The PIRG report even breaks down the lost tax revenues by states, and sure enough California is at the top of this list with an estimated annual lost tax revenues of $11,679,735,788. Now when the knee jerk conservatives and neo-Teabag tax protesters want to complain about having to pay too much on taxes, tell them that the reason, we the people, are paying so damn many taxes is because the tax burden has been strategically shifted on to them. President Obama has been accused of waging class warfare or even worse in American nomenclature, instituting “Socialism” to cure the economic catastrophe of American capitalism. But don’t you think that the effects of allowing this kind of tax burden shift from the wealthiest of our corporations on to the backs of small businesses and working class tax payers is in itself a kind of socialism for the rich? Isn’t this a kind of reverse class warfare that attacks the very foundation of this American republic?

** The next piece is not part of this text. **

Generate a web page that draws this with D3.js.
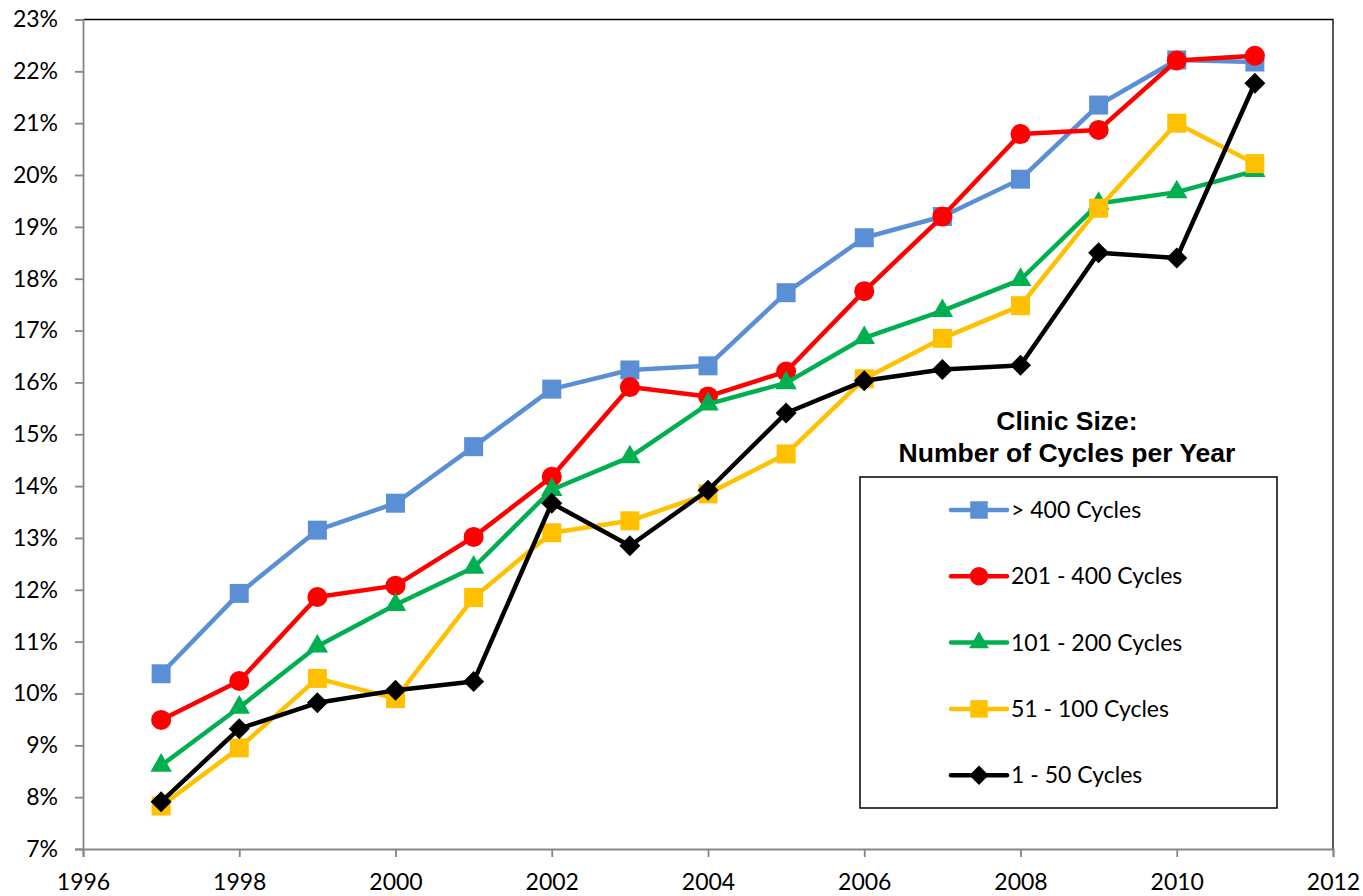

Think about this– $11 billion in the state of California would have greatly relieved the budget crunch last February. Combine that with the $12 billion in tax cuts since 1993-94, described in “Propositions You Can Refuse” (p. 10), and the $8 billion or so of federal stimulus funds, and this would eliminate the need to cut essential state public programs and education. State tax revenues would then flow to the counties and cities, alleviating them of their own revenue short falls. The city council wouldn’t have to raise parking meter fees or sell off valuable public assets to cover its budget deficit. This is the big picture cure for what ails America right now and President Obama sees the big picture, but the Fortune 500 guys don’t like it. They and the media lap dogs that they own will try to spin this report on the facts of tax havens any which way to avoid paying their share of taxes, but a full IRS tax audit for them would be just too sweet to imagine.
I am not one to believe that money solves all problems, but right now an infusion of $11 billion in new tax revenues to this state would solve the problem of whether or not to vote for or against proposition 1-A through 1-F in the May 19 elections. I personally am going to vote against them all hoping that the continued crisis will force President Obama’s hand to collect the past due taxes that are owed by the 18,000 Cayman Island account holders.
Finally, for those conservatives who like to talk big about taking personal responsibility. Well it’s time that the CEOs of our wealthiest corporations, the ones who have been taking the bailout/stimulus money and then jacking up our credit card rates and stalling on lending it back, it’s time to step up to the plate of responsibility and pay back this country for the privilege of doing business here. Perhaps we shouldn’t close down the prison at Guantanamo too soon. It’s such a short distance from the Cayman Islands and our biggest tax cheats always dreamed of having a place on an island in the Caribbean when they retire.